Maybe, in other words, it’s the secular journalists, not the religious Jews, who are really the insular ones.

(C) 2017 . The Algemeiner      .       Ira Stoll

 

{Matzav.com}

16 COMMENTS

  1. Maybe they think of a hybrid between 3 & 5:
    Wishing to live in an island community, but not so narrow minded to negate the mainland living.

  2. Are you claiming Hasidim are not apart from the world at large? They plainly are (as are Orthodox Jews).

    True, some are more insular than others. The Freiers come from the less-insular Bobov sect I believe.

    Judge Freier herself attended regular Beis Yaakov, rather than a Hasidic one.

    I think this critique of the NYT is weak, if viable at all.

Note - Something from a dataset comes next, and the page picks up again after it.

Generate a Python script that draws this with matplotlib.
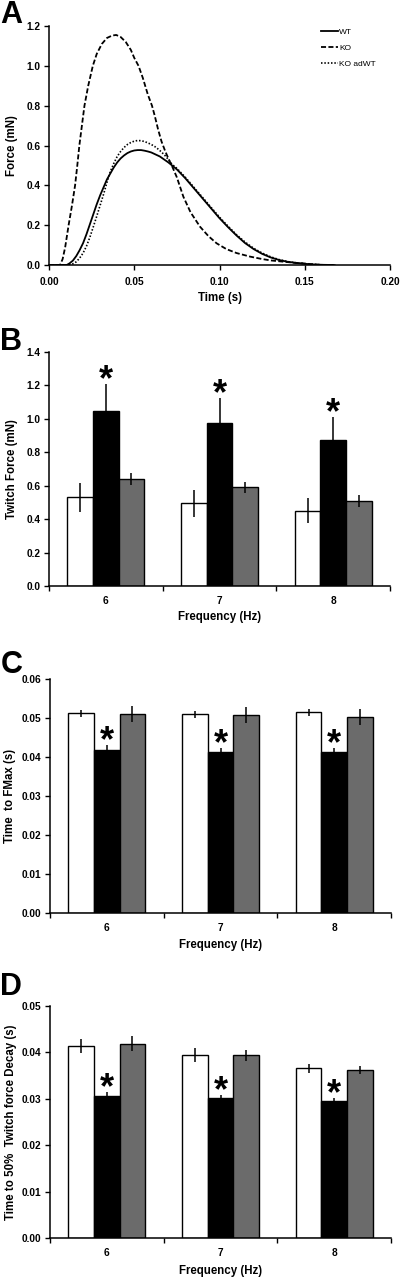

  3. The problem with using the word insular, which obviously (here) connotates narrow mindedness, illiberal and prejudiced, is not that we are insulted by it. The problem is that their readership – the non Jews and secular Jews -have that biased opinion re-enforced each time they see it.

  4. We should be proud and hold our banner high for protecting our children from the “shmutz” and absolute immorality we find ourselves in, in this century.
    Licentiousness and every single immoral act possible is alive and fully active today. Not only permitted, but highly encouraged.
    We are living back in the times of Sodom and Gemorra….and woe to this generation and eventually G-ds wrath.
    No, I am far from a prude…but it cannot escape even the eyes of secular jews and gentiles alike.
    The worst part of it is, we are so used to it that ABNORMAL became the norm!! Thank G-d our children can and should be shielded from the absolute ugliness of our times.
    In my times, the word pregnant wasn’t used on the radio….and modesty still had a place in society. Today’s generation is growing up not knowing what normal is anymore. We are moving closer to end times ..redemption cannot be far away. How much lower can we go?
    Kuddos and credit to us…and with all that “insularity” we unfortunately have lost plenty, enough to know that our boundaries are a MUST and a life preserver to our souls.
    Wear your INSULAR title with PRIDE.
    I’d rather be insular than insane!

  5. Of course they’re insular – that insularity is maintained on purpose to safeguard their culture . “And they did not change their names , language and dress “- this is not new . It’s intentional and the NYT did nothing wrong by noting it .

  6. Hasidim are not monolithic.

    Some are ultraconservative, while others are modern.

    I think the Freiers are on the modern Hasidic side of the spectrum.